### TO DO
Quote the listing below in full and exactly as written, but omit every picture.

Rows from a dataset of charts and code:
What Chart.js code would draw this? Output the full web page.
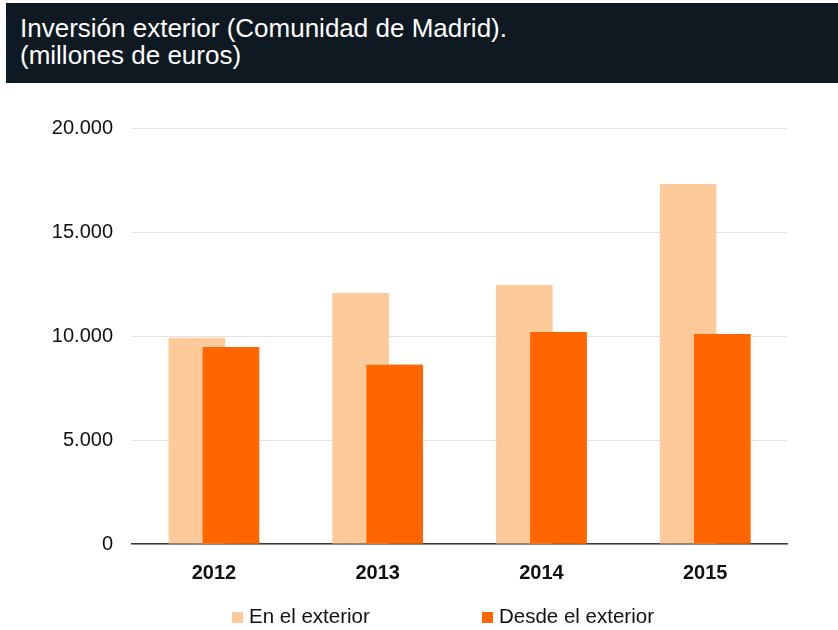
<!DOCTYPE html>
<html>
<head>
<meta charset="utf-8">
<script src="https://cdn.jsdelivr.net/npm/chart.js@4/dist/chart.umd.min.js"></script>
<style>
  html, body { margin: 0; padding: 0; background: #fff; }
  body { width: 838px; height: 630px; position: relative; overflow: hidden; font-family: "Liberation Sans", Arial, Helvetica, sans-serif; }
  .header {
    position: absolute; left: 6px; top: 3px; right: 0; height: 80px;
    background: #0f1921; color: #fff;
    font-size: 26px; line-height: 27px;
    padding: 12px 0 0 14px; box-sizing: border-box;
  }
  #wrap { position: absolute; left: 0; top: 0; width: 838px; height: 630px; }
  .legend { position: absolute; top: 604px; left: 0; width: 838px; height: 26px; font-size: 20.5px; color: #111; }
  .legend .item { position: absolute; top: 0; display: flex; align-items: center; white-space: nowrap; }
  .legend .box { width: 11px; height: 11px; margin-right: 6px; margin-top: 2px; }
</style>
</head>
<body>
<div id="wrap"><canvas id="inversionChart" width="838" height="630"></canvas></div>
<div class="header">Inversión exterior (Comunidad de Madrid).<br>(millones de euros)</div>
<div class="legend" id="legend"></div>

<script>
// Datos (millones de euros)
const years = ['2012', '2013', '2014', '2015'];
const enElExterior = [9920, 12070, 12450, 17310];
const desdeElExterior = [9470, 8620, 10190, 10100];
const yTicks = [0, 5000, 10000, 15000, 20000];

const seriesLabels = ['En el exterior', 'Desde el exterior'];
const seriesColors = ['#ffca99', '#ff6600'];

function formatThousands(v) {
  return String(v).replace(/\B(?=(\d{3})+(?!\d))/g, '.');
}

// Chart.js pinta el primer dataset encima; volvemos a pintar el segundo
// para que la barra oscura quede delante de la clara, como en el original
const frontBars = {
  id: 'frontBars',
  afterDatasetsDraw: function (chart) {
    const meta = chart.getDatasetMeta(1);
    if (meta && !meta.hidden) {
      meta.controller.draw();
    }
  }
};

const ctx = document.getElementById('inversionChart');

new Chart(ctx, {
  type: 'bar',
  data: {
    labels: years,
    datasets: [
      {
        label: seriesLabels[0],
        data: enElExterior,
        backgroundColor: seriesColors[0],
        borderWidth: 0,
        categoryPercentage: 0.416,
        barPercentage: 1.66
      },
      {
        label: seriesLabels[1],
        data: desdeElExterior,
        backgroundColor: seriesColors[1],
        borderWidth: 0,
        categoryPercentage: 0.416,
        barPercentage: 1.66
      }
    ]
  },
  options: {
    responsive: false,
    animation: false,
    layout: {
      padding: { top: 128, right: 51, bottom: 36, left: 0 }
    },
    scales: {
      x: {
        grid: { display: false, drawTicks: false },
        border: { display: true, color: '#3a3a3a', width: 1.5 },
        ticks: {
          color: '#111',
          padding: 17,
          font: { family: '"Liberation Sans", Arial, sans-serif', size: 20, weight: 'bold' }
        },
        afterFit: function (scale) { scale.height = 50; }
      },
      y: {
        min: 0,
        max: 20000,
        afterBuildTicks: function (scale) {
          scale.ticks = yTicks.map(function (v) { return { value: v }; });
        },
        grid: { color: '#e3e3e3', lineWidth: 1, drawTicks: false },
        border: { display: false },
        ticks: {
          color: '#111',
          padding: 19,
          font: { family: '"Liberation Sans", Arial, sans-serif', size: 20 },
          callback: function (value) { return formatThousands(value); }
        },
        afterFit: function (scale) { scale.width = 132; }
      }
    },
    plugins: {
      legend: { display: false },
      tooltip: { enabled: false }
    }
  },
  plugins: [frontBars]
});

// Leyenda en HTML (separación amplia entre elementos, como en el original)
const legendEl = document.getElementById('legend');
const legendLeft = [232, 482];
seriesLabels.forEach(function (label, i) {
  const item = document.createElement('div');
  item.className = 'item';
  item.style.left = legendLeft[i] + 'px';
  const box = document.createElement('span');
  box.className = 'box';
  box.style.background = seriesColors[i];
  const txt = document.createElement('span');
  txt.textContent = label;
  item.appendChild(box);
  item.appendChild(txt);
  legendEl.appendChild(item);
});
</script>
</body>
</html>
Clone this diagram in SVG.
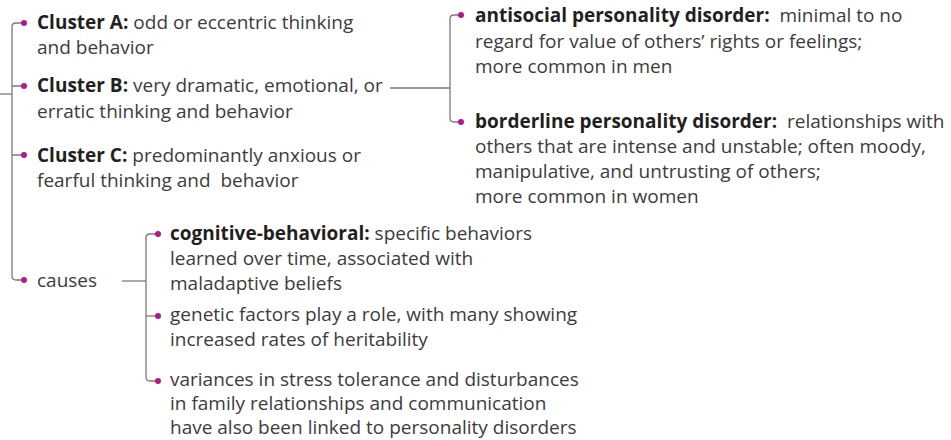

### REPLY TO THE TASK
What Chart.js code would draw this? Output the full web page.
<!DOCTYPE html>
<html>
<head>
<meta charset="utf-8">
<script src="https://cdn.jsdelivr.net/npm/chart.js@4/dist/chart.umd.min.js"></script>
<style>
  html, body { margin: 0; padding: 0; background: #fff; }
  body { width: 838px; height: 630px; position: relative; overflow: hidden; font-family: "Liberation Sans", Arial, Helvetica, sans-serif; }
  .header {
    position: absolute; left: 6px; top: 3px; right: 0; height: 80px;
    background: #0f1921; color: #fff;
    font-size: 26px; line-height: 27px;
    padding: 12px 0 0 14px; box-sizing: border-box;
  }
  #wrap { position: absolute; left: 0; top: 0; width: 838px; height: 630px; }
  .legend { position: absolute; top: 604px; left: 0; width: 838px; height: 26px; font-size: 20.5px; color: #111; }
  .legend .item { position: absolute; top: 0; display: flex; align-items: center; white-space: nowrap; }
  .legend .box { width: 11px; height: 11px; margin-right: 6px; margin-top: 2px; }
</style>
</head>
<body>
<div id="wrap"><canvas id="inversionChart" width="838" height="630"></canvas></div>
<div class="header">Inversión exterior (Comunidad de Madrid).<br>(millones de euros)</div>
<div class="legend" id="legend"></div>

<script>
// Datos (millones de euros)
const years = ['2012', '2013', '2014', '2015'];
const enElExterior = [9920, 12070, 12450, 17310];
const desdeElExterior = [9470, 8620, 10190, 10100];
const yTicks = [0, 5000, 10000, 15000, 20000];

const seriesLabels = ['En el exterior', 'Desde el exterior'];
const seriesColors = ['#ffca99', '#ff6600'];

function formatThousands(v) {
  return String(v).replace(/\B(?=(\d{3})+(?!\d))/g, '.');
}

// Chart.js pinta el primer dataset encima; volvemos a pintar el segundo
// para que la barra oscura quede delante de la clara, como en el original
const frontBars = {
  id: 'frontBars',
  afterDatasetsDraw: function (chart) {
    const meta = chart.getDatasetMeta(1);
    if (meta && !meta.hidden) {
      meta.controller.draw();
    }
  }
};

const ctx = document.getElementById('inversionChart');

new Chart(ctx, {
  type: 'bar',
  data: {
    labels: years,
    datasets: [
      {
        label: seriesLabels[0],
        data: enElExterior,
        backgroundColor: seriesColors[0],
        borderWidth: 0,
        categoryPercentage: 0.416,
        barPercentage: 1.66
      },
      {
        label: seriesLabels[1],
        data: desdeElExterior,
        backgroundColor: seriesColors[1],
        borderWidth: 0,
        categoryPercentage: 0.416,
        barPercentage: 1.66
      }
    ]
  },
  options: {
    responsive: false,
    animation: false,
    layout: {
      padding: { top: 128, right: 51, bottom: 36, left: 0 }
    },
    scales: {
      x: {
        grid: { display: false, drawTicks: false },
        border: { display: true, color: '#3a3a3a', width: 1.5 },
        ticks: {
          color: '#111',
          padding: 17,
          font: { family: '"Liberation Sans", Arial, sans-serif', size: 20, weight: 'bold' }
        },
        afterFit: function (scale) { scale.height = 50; }
      },
      y: {
        min: 0,
        max: 20000,
        afterBuildTicks: function (scale) {
          scale.ticks = yTicks.map(function (v) { return { value: v }; });
        },
        grid: { color: '#e3e3e3', lineWidth: 1, drawTicks: false },
        border: { display: false },
        ticks: {
          color: '#111',
          padding: 19,
          font: { family: '"Liberation Sans", Arial, sans-serif', size: 20 },
          callback: function (value) { return formatThousands(value); }
        },
        afterFit: function (scale) { scale.width = 132; }
      }
    },
    plugins: {
      legend: { display: false },
      tooltip: { enabled: false }
    }
  },
  plugins: [frontBars]
});

// Leyenda en HTML (separación amplia entre elementos, como en el original)
const legendEl = document.getElementById('legend');
const legendLeft = [232, 482];
seriesLabels.forEach(function (label, i) {
  const item = document.createElement('div');
  item.className = 'item';
  item.style.left = legendLeft[i] + 'px';
  const box = document.createElement('span');
  box.className = 'box';
  box.style.background = seriesColors[i];
  const txt = document.createElement('span');
  txt.textContent = label;
  item.appendChild(box);
  item.appendChild(txt);
  legendEl.appendChild(item);
});
</script>
</body>
</html>
Clone this diagram in SVG.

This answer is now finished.